The name of the book is essentially the brand and the product, and there is a lot of product competition. But why shouldn’t you rank for your branded keywords?

It went even faster than we expected.

Over the last weekend the site went from second page on Google to #4 overall. And we are #1 on Bing after not being found anywhere last week. These are some of the more fundamental practices we implemented that may have made a big difference:

  1. Fixed Canonical non-www with 301 Redirect
    The story goes that Google can treat this like duplicate page content, which is a penalty, but not a big one. We used a 301 redirect in .htaccess to forward all traffic to the www version of the site. The ModX CMS required a little tweaking to the standard code but it was easily found with a quick search.
  2. Replaced “Home” with “Boom, Bust, Boom” in Navigation
    This one always baffles people because they are so used to seeing a “Home” button on every website. The important part is, “on every website.” It’s not distinct or descriptive. Replacing it with the title of the site is and it probably had the single largest effect of the low hanging fruit. That and cleaning out some of the navigation items. It should probably continue to be pared down.

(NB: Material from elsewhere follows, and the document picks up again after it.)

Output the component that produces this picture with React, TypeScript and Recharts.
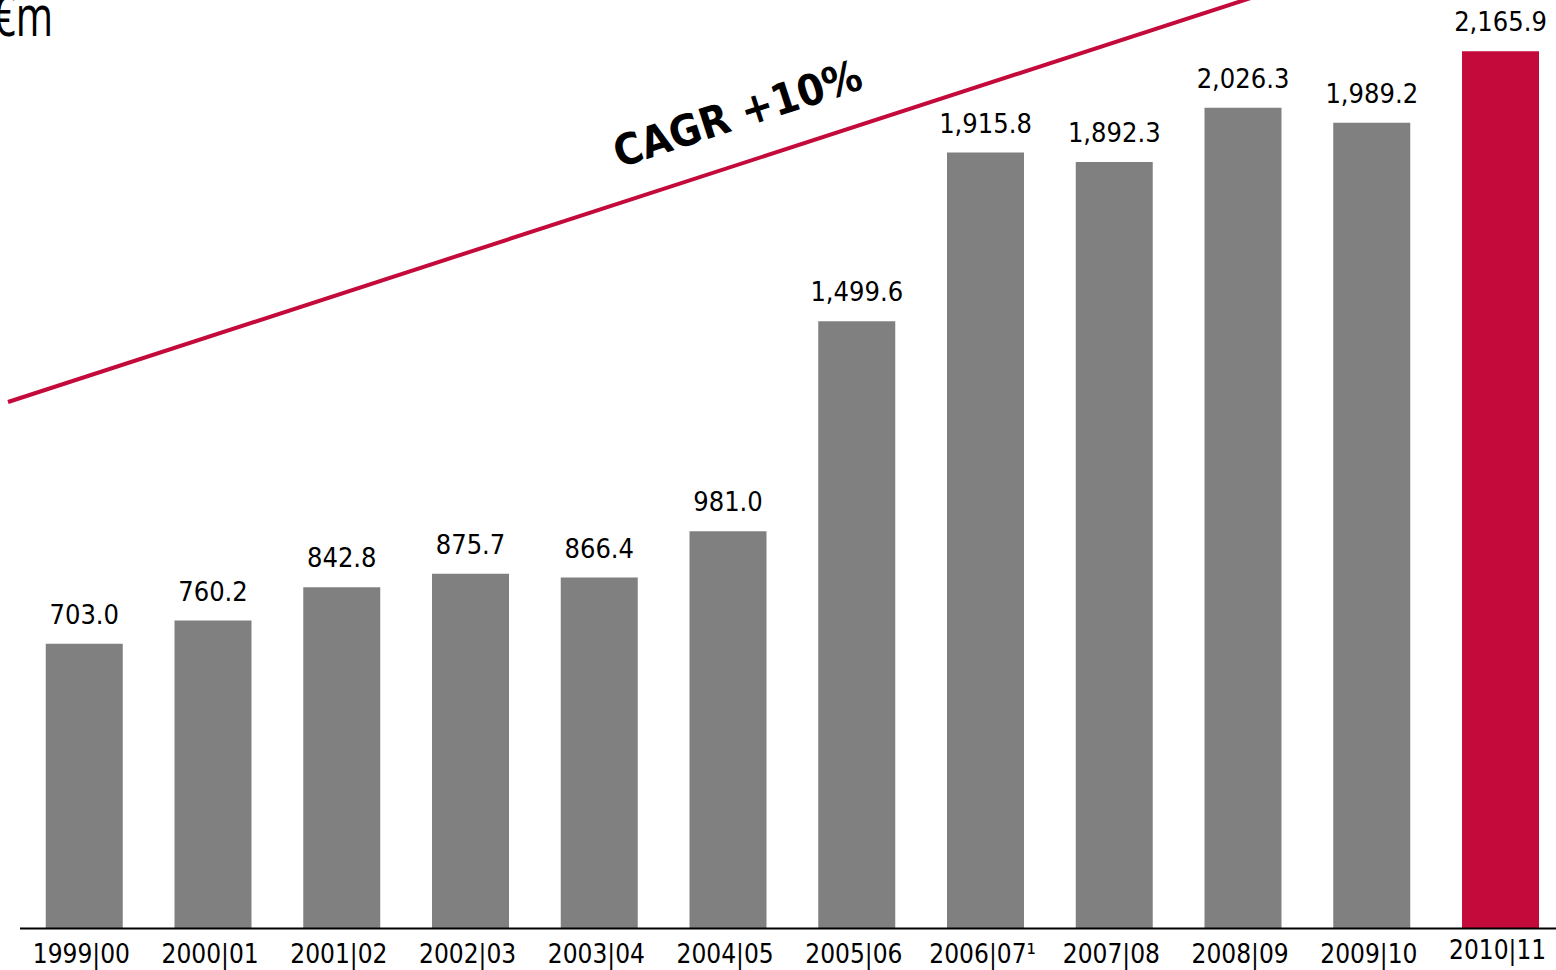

Simple navigation means fewer options, not more, and you will perform better in search with those more relevant options.
  3. Renamed Blog Directory
    The directory name was way too long, /blog-news-and-updates-from-author-and-filmmaker-bill-carter/ now it’s just plain ol’ /news/. URLs are better if they are short and contain focused keywords. There is a tendency to overdo it with SEO. Just one more only works with cars and guitars, not with words. Don’t forget to redirect the old directory to the new.

So today we did a couple of more basic steps today:

  1. Optimize Images
    Redid file names with dashes instead of spaces, added appropriate alt tags for accessibility and keywords. Resized a couple of images that were using style properties for image size (slow) and used Smush.it to compress them further. Google tracks page load times, so should you. Mostly because they are so important to user experience and nothing kills conversion like a slow website.
  2. Create XML Sitemap
    Ran the site through a crawler, uploaded the XML file, and submitted to Google and Bing Webmaster Tools. Sites really should have an HTML Sitemap that you link from the footer to make sure all of your content gets indexed, it would make a good follow up if we don’t get any more improvement. The sitemap had 106 pages compared to 50 indexed by Google.

This isn’t everything that we did. Just the most basic obvious stuff that everyone ought to know about. Implementing Google Authorship, schema markup, improving some other aspects of page load, and possibly some A/B testing are next on the list, but you can see that just doing some of the basics can have some big payoffs.

As a final thought, there are always surprising keywords that your content will rank for unexpectedly. That’s the other upside of optimizing your site structure, it strengthens all of your site content. Thank you to ModX Master Chen Pollina who couldn’t have been more helpful and responsive.